• **DATA EXTRACT**:
/---

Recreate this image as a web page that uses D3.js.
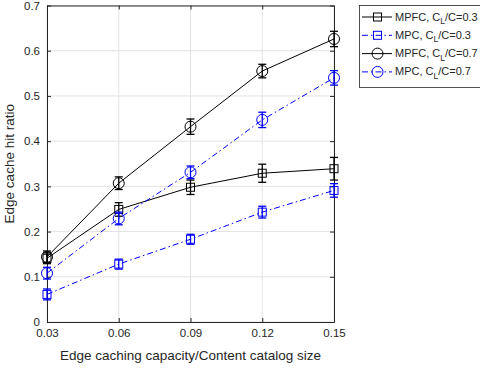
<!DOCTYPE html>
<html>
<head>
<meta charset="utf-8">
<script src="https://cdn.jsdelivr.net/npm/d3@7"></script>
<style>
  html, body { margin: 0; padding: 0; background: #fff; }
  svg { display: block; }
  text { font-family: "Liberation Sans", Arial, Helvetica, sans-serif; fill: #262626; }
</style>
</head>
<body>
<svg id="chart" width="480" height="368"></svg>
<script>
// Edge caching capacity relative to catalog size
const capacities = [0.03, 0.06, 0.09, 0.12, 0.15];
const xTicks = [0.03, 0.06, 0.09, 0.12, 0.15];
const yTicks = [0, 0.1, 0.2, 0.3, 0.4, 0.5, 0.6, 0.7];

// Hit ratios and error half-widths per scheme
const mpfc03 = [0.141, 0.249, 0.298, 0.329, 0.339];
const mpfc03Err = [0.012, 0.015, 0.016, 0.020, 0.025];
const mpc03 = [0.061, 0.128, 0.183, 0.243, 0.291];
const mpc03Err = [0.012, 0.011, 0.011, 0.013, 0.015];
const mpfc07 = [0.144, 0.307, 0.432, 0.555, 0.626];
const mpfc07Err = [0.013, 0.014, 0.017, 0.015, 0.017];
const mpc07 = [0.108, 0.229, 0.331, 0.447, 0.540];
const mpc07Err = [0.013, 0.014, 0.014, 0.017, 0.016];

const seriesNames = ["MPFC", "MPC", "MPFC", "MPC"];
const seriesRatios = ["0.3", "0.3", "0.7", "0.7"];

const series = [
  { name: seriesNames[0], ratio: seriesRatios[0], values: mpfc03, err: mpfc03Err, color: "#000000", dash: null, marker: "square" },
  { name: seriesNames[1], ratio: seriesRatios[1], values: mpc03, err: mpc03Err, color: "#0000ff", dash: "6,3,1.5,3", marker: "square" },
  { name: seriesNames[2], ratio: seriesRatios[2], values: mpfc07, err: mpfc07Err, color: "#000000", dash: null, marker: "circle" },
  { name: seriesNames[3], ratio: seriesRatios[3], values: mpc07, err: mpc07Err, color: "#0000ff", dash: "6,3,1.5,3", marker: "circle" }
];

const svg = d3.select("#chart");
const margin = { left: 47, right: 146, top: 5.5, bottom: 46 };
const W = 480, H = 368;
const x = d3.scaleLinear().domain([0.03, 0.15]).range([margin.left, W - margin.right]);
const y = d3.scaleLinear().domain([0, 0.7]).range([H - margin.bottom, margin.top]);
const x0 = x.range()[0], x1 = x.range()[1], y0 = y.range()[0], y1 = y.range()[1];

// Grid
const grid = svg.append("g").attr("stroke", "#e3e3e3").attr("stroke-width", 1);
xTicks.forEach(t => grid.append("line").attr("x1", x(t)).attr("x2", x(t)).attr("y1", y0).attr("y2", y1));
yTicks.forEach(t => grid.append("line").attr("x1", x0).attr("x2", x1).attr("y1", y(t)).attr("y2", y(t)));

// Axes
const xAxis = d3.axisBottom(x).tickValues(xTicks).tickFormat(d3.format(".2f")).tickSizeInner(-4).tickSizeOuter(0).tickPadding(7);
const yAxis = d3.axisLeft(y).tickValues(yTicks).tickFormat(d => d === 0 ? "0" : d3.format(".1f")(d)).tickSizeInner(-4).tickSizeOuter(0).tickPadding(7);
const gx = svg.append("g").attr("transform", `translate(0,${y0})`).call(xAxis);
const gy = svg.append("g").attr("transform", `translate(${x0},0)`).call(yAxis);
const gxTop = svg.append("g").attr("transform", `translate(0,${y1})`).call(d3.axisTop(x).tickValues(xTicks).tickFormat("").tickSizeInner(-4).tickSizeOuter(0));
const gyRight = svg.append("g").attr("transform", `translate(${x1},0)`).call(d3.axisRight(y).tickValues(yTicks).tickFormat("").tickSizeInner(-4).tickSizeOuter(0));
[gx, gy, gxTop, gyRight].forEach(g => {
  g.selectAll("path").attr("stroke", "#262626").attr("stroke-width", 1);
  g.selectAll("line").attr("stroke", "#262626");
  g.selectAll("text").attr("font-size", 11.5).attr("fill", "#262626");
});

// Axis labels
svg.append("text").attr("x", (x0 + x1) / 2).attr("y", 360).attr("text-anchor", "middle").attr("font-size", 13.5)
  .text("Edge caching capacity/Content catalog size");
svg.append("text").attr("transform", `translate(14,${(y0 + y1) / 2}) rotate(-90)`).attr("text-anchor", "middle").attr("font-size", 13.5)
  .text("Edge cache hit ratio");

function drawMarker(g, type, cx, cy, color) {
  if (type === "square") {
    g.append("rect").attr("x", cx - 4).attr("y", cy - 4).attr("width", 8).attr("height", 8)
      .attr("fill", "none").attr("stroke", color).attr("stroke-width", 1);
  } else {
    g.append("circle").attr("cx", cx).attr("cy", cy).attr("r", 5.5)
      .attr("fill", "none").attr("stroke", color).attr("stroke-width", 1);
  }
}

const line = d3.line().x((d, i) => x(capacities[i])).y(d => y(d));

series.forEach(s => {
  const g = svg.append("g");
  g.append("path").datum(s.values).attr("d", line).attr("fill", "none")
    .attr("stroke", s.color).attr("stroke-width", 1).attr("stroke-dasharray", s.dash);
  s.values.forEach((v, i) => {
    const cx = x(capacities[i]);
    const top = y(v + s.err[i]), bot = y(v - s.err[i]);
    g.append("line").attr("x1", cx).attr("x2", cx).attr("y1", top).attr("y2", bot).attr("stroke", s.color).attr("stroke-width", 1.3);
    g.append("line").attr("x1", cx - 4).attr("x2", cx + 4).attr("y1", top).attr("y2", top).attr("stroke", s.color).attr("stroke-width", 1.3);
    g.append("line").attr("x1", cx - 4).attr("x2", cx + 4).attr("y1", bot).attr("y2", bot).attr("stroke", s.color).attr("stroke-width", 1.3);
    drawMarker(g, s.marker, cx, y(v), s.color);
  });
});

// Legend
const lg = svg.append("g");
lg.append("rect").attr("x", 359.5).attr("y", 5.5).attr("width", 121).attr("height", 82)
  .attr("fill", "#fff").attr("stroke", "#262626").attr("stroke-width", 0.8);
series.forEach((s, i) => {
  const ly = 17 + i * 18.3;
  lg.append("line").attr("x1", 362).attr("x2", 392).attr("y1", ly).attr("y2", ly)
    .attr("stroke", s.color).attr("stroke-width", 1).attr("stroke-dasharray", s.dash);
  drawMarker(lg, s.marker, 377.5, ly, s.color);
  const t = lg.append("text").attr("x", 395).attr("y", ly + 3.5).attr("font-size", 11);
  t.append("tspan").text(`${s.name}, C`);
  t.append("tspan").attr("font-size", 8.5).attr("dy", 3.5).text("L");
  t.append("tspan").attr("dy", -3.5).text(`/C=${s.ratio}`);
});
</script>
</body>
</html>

\---

• **EXERCISE BRIEF**:
Please take the lines from the beginning of the data above through the line holding "const x0 = x.range()[0], x1" and transcribe them exactly, without any pictures.

• **TASK OUTPUT**:
Recreate this image as a web page that uses D3.js.
<!DOCTYPE html>
<html>
<head>
<meta charset="utf-8">
<script src="https://cdn.jsdelivr.net/npm/d3@7"></script>
<style>
  html, body { margin: 0; padding: 0; background: #fff; }
  svg { display: block; }
  text { font-family: "Liberation Sans", Arial, Helvetica, sans-serif; fill: #262626; }
</style>
</head>
<body>
<svg id="chart" width="480" height="368"></svg>
<script>
// Edge caching capacity relative to catalog size
const capacities = [0.03, 0.06, 0.09, 0.12, 0.15];
const xTicks = [0.03, 0.06, 0.09, 0.12, 0.15];
const yTicks = [0, 0.1, 0.2, 0.3, 0.4, 0.5, 0.6, 0.7];

// Hit ratios and error half-widths per scheme
const mpfc03 = [0.141, 0.249, 0.298, 0.329, 0.339];
const mpfc03Err = [0.012, 0.015, 0.016, 0.020, 0.025];
const mpc03 = [0.061, 0.128, 0.183, 0.243, 0.291];
const mpc03Err = [0.012, 0.011, 0.011, 0.013, 0.015];
const mpfc07 = [0.144, 0.307, 0.432, 0.555, 0.626];
const mpfc07Err = [0.013, 0.014, 0.017, 0.015, 0.017];
const mpc07 = [0.108, 0.229, 0.331, 0.447, 0.540];
const mpc07Err = [0.013, 0.014, 0.014, 0.017, 0.016];

const seriesNames = ["MPFC", "MPC", "MPFC", "MPC"];
const seriesRatios = ["0.3", "0.3", "0.7", "0.7"];

const series = [
  { name: seriesNames[0], ratio: seriesRatios[0], values: mpfc03, err: mpfc03Err, color: "#000000", dash: null, marker: "square" },
  { name: seriesNames[1], ratio: seriesRatios[1], values: mpc03, err: mpc03Err, color: "#0000ff", dash: "6,3,1.5,3", marker: "square" },
  { name: seriesNames[2], ratio: seriesRatios[2], values: mpfc07, err: mpfc07Err, color: "#000000", dash: null, marker: "circle" },
  { name: seriesNames[3], ratio: seriesRatios[3], values: mpc07, err: mpc07Err, color: "#0000ff", dash: "6,3,1.5,3", marker: "circle" }
];

const svg = d3.select("#chart");
const margin = { left: 47, right: 146, top: 5.5, bottom: 46 };
const W = 480, H = 368;
const x = d3.scaleLinear().domain([0.03, 0.15]).range([margin.left, W - margin.right]);
const y = d3.scaleLinear().domain([0, 0.7]).range([H - margin.bottom, margin.top]);
const x0 = x.range()[0], x1 = x.range()[1], y0 = y.range()[0], y1 = y.range()[1];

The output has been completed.